_DO THIS:_
Exclude the pictures, then copy all remaining records exactly.

_DATA FOR THIS EXERCISE:_

• • • • •

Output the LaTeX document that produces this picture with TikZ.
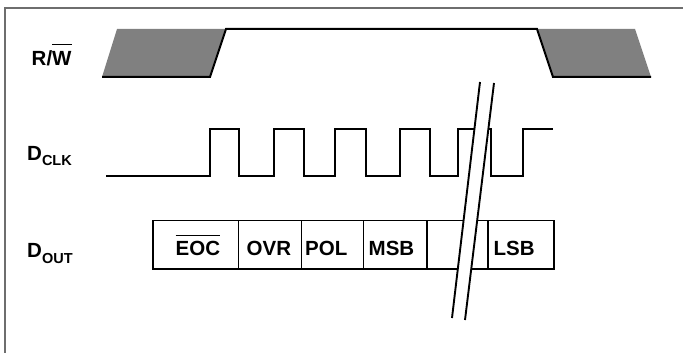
\documentclass[tikz,border=0pt]{standalone}
\usepackage{fontspec}
\setmainfont{Liberation Sans}
\definecolor{framecol}{HTML}{6E6E6E}
\definecolor{shadecol}{HTML}{808080}
\newcommand\myovl[2]{\leavevmode\vbox{\hrule height 1.3pt\kern #1\hbox{#2}}}
\begin{document}
\begin{tikzpicture}[x=1pt,y=-1pt,
  sig/.style={line width=2pt, line join=miter},
  cell/.style={draw, line width=1.6pt, minimum height=48.5pt, inner sep=0pt},
  lbl/.style={font=\fontsize{20.5}{20.5}\selectfont\bfseries, inner sep=0pt, anchor=base west},
  brk/.style={line width=1.9pt}]
\useasboundingbox (0,0) rectangle (683,353);
% frame
\draw[framecol, line width=1.5pt] (5,353) -- (5,8) -- (683,8);
% R/W waveform
\fill[shadecol] (102,77) -- (117,29) -- (226,29) -- (210,77) -- cycle;
\fill[shadecol] (537,29) -- (635,29) -- (651,77) -- (553,77) -- cycle;
\draw[sig] (102,77) -- (210,77) -- (226,29) -- (537,29) -- (553,77) -- (651,77);
% clock
\draw[sig] (106,175.5) -| (210,128.5) -| (239,175.5) -| (273.5,128.5) -| (303.5,175.5)
  -| (335,128.5) -| (366,175.5) -| (400,128.5) -| (430,175.5) -| (458,128.5)
  -| (490.5,175.5) -| (523,128.5) -- (553,128.5);
% data cells
\node[cell, minimum width=85.5pt] (c1) at (195.75,244.75) {};
\node[cell, minimum width=63pt]   (c2) at (270,244.75) {};
\node[cell, minimum width=62pt]   (c3) at (332.5,244.75) {};
\node[cell, minimum width=63.5pt] (c4) at (395.25,244.75) {};
\node[cell, minimum width=61pt]   (c5) at (457.5,244.75) {};
\node[cell, minimum width=66pt]   (c6) at (521,244.75) {};
\node[lbl] (teoc) at (175.5,255.5) {\myovl{5.3pt}{EOC}};
\node[lbl] (tovr) at (246.5,255.5) {OVR};
\node[lbl] (tpol) at (305,255.5) {POL};
\node[lbl] (tmsb) at (368.5,255.5) {MSB};
\node[lbl] (tlsb) at (493.5,255.5) {LSB};
% break mark
\fill[white] (480,82) -- (494,83) -- (465,320) -- (452,318) -- cycle;
\draw[brk] (480,82) -- (452,318);
\draw[brk] (494,83) -- (465,320);
% signal labels
\node[lbl] (rw) at (31.5,66) {R/\myovl{7pt}{W}};
\node[lbl] (dclk) at (27,160) {D\raisebox{-5.7pt}{\fontsize{14.5}{14.5}\selectfont CLK}};
\node[lbl] (dout) at (27,257.5) {D\raisebox{-5.7pt}{\fontsize{14.5}{14.5}\selectfont OUT}};
\end{tikzpicture}
\end{document}
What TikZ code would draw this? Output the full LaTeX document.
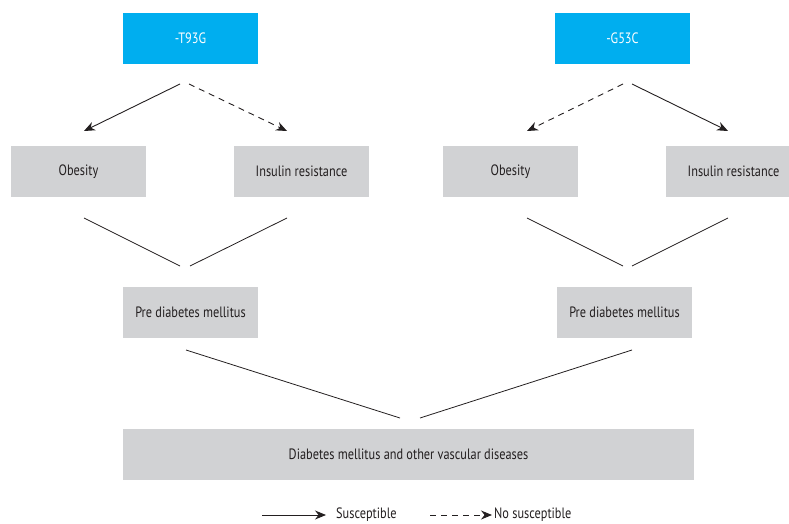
\documentclass[tikz,border=0pt]{standalone}
\usepackage{fontspec}
\setmainfont{PT Sans}[FakeStretch=0.82]
\usetikzlibrary{arrows.meta}

\definecolor{geneblue}{HTML}{00AEEF}
\definecolor{boxgray}{HTML}{D1D2D4}
\definecolor{inkgray}{HTML}{231F20}

\tikzset{
	gene/.style={fill=geneblue, text=white, minimum width=135pt, minimum height=51pt, inner sep=0pt, font=\fontsize{15}{17}\selectfont},
	trait/.style={fill=boxgray, text=inkgray, minimum width=135pt, minimum height=51pt, inner sep=0pt, font=\fontsize{15}{17}\selectfont},
	susc/.style={draw=inkgray, line width=0.9pt, -{Stealth[length=11pt,width=9pt]}},
	nosusc/.style={susc, dash pattern=on 6pt off 5pt},
	link/.style={draw=inkgray, line width=0.8pt},
	legend/.style={text=inkgray, font=\fontsize{15}{17}\selectfont, anchor=west, inner sep=0pt},
}

\begin{document}
\begin{tikzpicture}[x=1pt,y=-1pt]
		\useasboundingbox (0,0) rectangle (789,524);
		\clip (0,0) rectangle (789,524);
		% genes
		\node[gene] at (190.5,38.5) (t93g) {-T93G};
		\node[gene] at (622.5,38.5) (g53c) {-G53C};
		% traits
		\node[trait] at (78.5,171.5) (obL) {Obesity};
		\node[trait] at (301.5,171.5) (irL) {Insulin resistance};
		\node[trait] at (510.5,171.5) (obR) {Obesity};
		\node[trait] at (733.5,171.5) (irR) {Insulin resistance};
		\node[trait] at (190.5,312.5) (pdL) {Pre diabetes mellitus};
		\node[trait] at (624.5,312.5) (pdR) {Pre diabetes mellitus};
		\node[trait, minimum width=571pt] at (408.5,454) (dm) {Diabetes mellitus and other vascular diseases};
		% arrow ends
		\coordinate (t1) at (180,84);
		\coordinate (t2) at (189,84);
		\coordinate (g1) at (623,84);
		\coordinate (g2) at (632,84);
		\coordinate (a1) at (84,131);
		\coordinate (a2) at (287,131);
		\coordinate (a3) at (527,131);
		\coordinate (a4) at (728,131);
		\draw[susc] (t1) -- (a1);
		\draw[nosusc] (t2) -- (a2);
		\draw[nosusc] (g1) -- (a3);
		\draw[susc] (g2) -- (a4);
		% links
		\coordinate (j1) at (84,218);
		\coordinate (j2) at (287,218);
		\coordinate (j3) at (527,218);
		\coordinate (j4) at (728,218);
		\coordinate (m1) at (180,266);
		\coordinate (m2) at (190,266);
		\coordinate (m3) at (623,266);
		\coordinate (m4) at (632,266);
		\draw[link] (j1) -- (m1);
		\draw[link] (j2) -- (m2);
		\draw[link] (j3) -- (m3);
		\draw[link] (j4) -- (m4);
		\coordinate (p1) at (186,350);
		\coordinate (p2) at (632,350);
		\coordinate (q1) at (400,418);
		\coordinate (q2) at (420,418);
		\draw[link] (p1) -- (q1);
		\draw[link] (p2) -- (q2);
		% legend
		\coordinate (l1) at (262,515);
		\coordinate (l2) at (326,515);
		\coordinate (l3) at (430,515);
		\coordinate (l4) at (492,515);
		\draw[susc] (l1) -- (l2);
		\draw[nosusc] (l3) -- (l4);
		\node[legend] at (336,515) (ls) {Susceptible};
		\node[legend] at (494,515) (ln) {No susceptible};
	\end{tikzpicture}
\end{document}
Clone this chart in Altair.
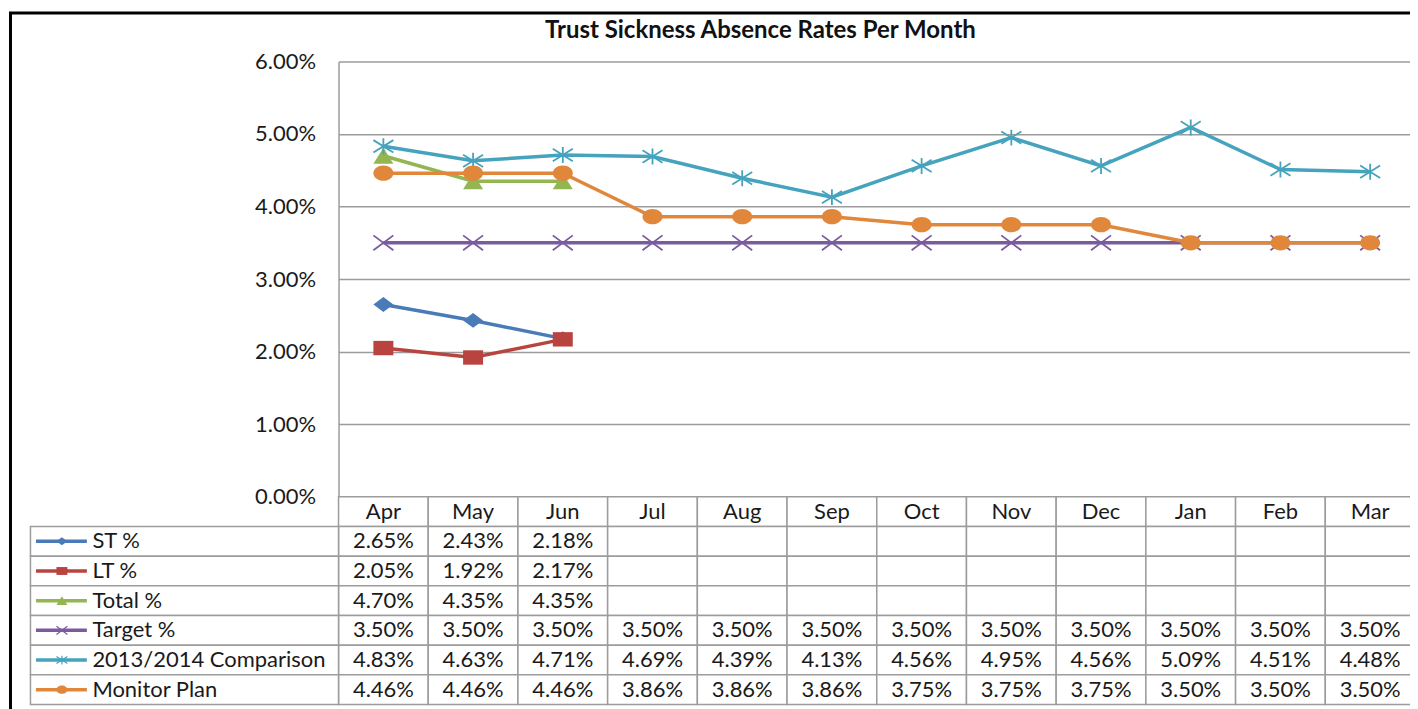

• • • • •

_WRITTEN ANSWER:_
Output the LaTeX document that produces this picture with TikZ.
\documentclass[tikz,border=0pt]{standalone}
\usepackage{fontspec}
\setmainfont{Liberation Sans}
\definecolor{framecol}{HTML}{6E6E6E}
\definecolor{shadecol}{HTML}{808080}
\newcommand\myovl[2]{\leavevmode\vbox{\hrule height 1.3pt\kern #1\hbox{#2}}}
\begin{document}
\begin{tikzpicture}[x=1pt,y=-1pt,
  sig/.style={line width=2pt, line join=miter},
  cell/.style={draw, line width=1.6pt, minimum height=48.5pt, inner sep=0pt},
  lbl/.style={font=\fontsize{20.5}{20.5}\selectfont\bfseries, inner sep=0pt, anchor=base west},
  brk/.style={line width=1.9pt}]
\useasboundingbox (0,0) rectangle (683,353);
% frame
\draw[framecol, line width=1.5pt] (5,353) -- (5,8) -- (683,8);
% R/W waveform
\fill[shadecol] (102,77) -- (117,29) -- (226,29) -- (210,77) -- cycle;
\fill[shadecol] (537,29) -- (635,29) -- (651,77) -- (553,77) -- cycle;
\draw[sig] (102,77) -- (210,77) -- (226,29) -- (537,29) -- (553,77) -- (651,77);
% clock
\draw[sig] (106,175.5) -| (210,128.5) -| (239,175.5) -| (273.5,128.5) -| (303.5,175.5)
  -| (335,128.5) -| (366,175.5) -| (400,128.5) -| (430,175.5) -| (458,128.5)
  -| (490.5,175.5) -| (523,128.5) -- (553,128.5);
% data cells
\node[cell, minimum width=85.5pt] (c1) at (195.75,244.75) {};
\node[cell, minimum width=63pt]   (c2) at (270,244.75) {};
\node[cell, minimum width=62pt]   (c3) at (332.5,244.75) {};
\node[cell, minimum width=63.5pt] (c4) at (395.25,244.75) {};
\node[cell, minimum width=61pt]   (c5) at (457.5,244.75) {};
\node[cell, minimum width=66pt]   (c6) at (521,244.75) {};
\node[lbl] (teoc) at (175.5,255.5) {\myovl{5.3pt}{EOC}};
\node[lbl] (tovr) at (246.5,255.5) {OVR};
\node[lbl] (tpol) at (305,255.5) {POL};
\node[lbl] (tmsb) at (368.5,255.5) {MSB};
\node[lbl] (tlsb) at (493.5,255.5) {LSB};
% break mark
\fill[white] (480,82) -- (494,83) -- (465,320) -- (452,318) -- cycle;
\draw[brk] (480,82) -- (452,318);
\draw[brk] (494,83) -- (465,320);
% signal labels
\node[lbl] (rw) at (31.5,66) {R/\myovl{7pt}{W}};
\node[lbl] (dclk) at (27,160) {D\raisebox{-5.7pt}{\fontsize{14.5}{14.5}\selectfont CLK}};
\node[lbl] (dout) at (27,257.5) {D\raisebox{-5.7pt}{\fontsize{14.5}{14.5}\selectfont OUT}};
\end{tikzpicture}
\end{document}
What TikZ code would draw this? Output the full LaTeX document.
\documentclass[tikz,border=0pt]{standalone}
\usepackage{fontspec}
\setmainfont{PT Sans}[FakeStretch=0.82]
\usetikzlibrary{arrows.meta}

\definecolor{geneblue}{HTML}{00AEEF}
\definecolor{boxgray}{HTML}{D1D2D4}
\definecolor{inkgray}{HTML}{231F20}

\tikzset{
	gene/.style={fill=geneblue, text=white, minimum width=135pt, minimum height=51pt, inner sep=0pt, font=\fontsize{15}{17}\selectfont},
	trait/.style={fill=boxgray, text=inkgray, minimum width=135pt, minimum height=51pt, inner sep=0pt, font=\fontsize{15}{17}\selectfont},
	susc/.style={draw=inkgray, line width=0.9pt, -{Stealth[length=11pt,width=9pt]}},
	nosusc/.style={susc, dash pattern=on 6pt off 5pt},
	link/.style={draw=inkgray, line width=0.8pt},
	legend/.style={text=inkgray, font=\fontsize{15}{17}\selectfont, anchor=west, inner sep=0pt},
}

\begin{document}
\begin{tikzpicture}[x=1pt,y=-1pt]
		\useasboundingbox (0,0) rectangle (789,524);
		\clip (0,0) rectangle (789,524);
		% genes
		\node[gene] at (190.5,38.5) (t93g) {-T93G};
		\node[gene] at (622.5,38.5) (g53c) {-G53C};
		% traits
		\node[trait] at (78.5,171.5) (obL) {Obesity};
		\node[trait] at (301.5,171.5) (irL) {Insulin resistance};
		\node[trait] at (510.5,171.5) (obR) {Obesity};
		\node[trait] at (733.5,171.5) (irR) {Insulin resistance};
		\node[trait] at (190.5,312.5) (pdL) {Pre diabetes mellitus};
		\node[trait] at (624.5,312.5) (pdR) {Pre diabetes mellitus};
		\node[trait, minimum width=571pt] at (408.5,454) (dm) {Diabetes mellitus and other vascular diseases};
		% arrow ends
		\coordinate (t1) at (180,84);
		\coordinate (t2) at (189,84);
		\coordinate (g1) at (623,84);
		\coordinate (g2) at (632,84);
		\coordinate (a1) at (84,131);
		\coordinate (a2) at (287,131);
		\coordinate (a3) at (527,131);
		\coordinate (a4) at (728,131);
		\draw[susc] (t1) -- (a1);
		\draw[nosusc] (t2) -- (a2);
		\draw[nosusc] (g1) -- (a3);
		\draw[susc] (g2) -- (a4);
		% links
		\coordinate (j1) at (84,218);
		\coordinate (j2) at (287,218);
		\coordinate (j3) at (527,218);
		\coordinate (j4) at (728,218);
		\coordinate (m1) at (180,266);
		\coordinate (m2) at (190,266);
		\coordinate (m3) at (623,266);
		\coordinate (m4) at (632,266);
		\draw[link] (j1) -- (m1);
		\draw[link] (j2) -- (m2);
		\draw[link] (j3) -- (m3);
		\draw[link] (j4) -- (m4);
		\coordinate (p1) at (186,350);
		\coordinate (p2) at (632,350);
		\coordinate (q1) at (400,418);
		\coordinate (q2) at (420,418);
		\draw[link] (p1) -- (q1);
		\draw[link] (p2) -- (q2);
		% legend
		\coordinate (l1) at (262,515);
		\coordinate (l2) at (326,515);
		\coordinate (l3) at (430,515);
		\coordinate (l4) at (492,515);
		\draw[susc] (l1) -- (l2);
		\draw[nosusc] (l3) -- (l4);
		\node[legend] at (336,515) (ls) {Susceptible};
		\node[legend] at (494,515) (ln) {No susceptible};
	\end{tikzpicture}
\end{document}
Clone this chart in Altair.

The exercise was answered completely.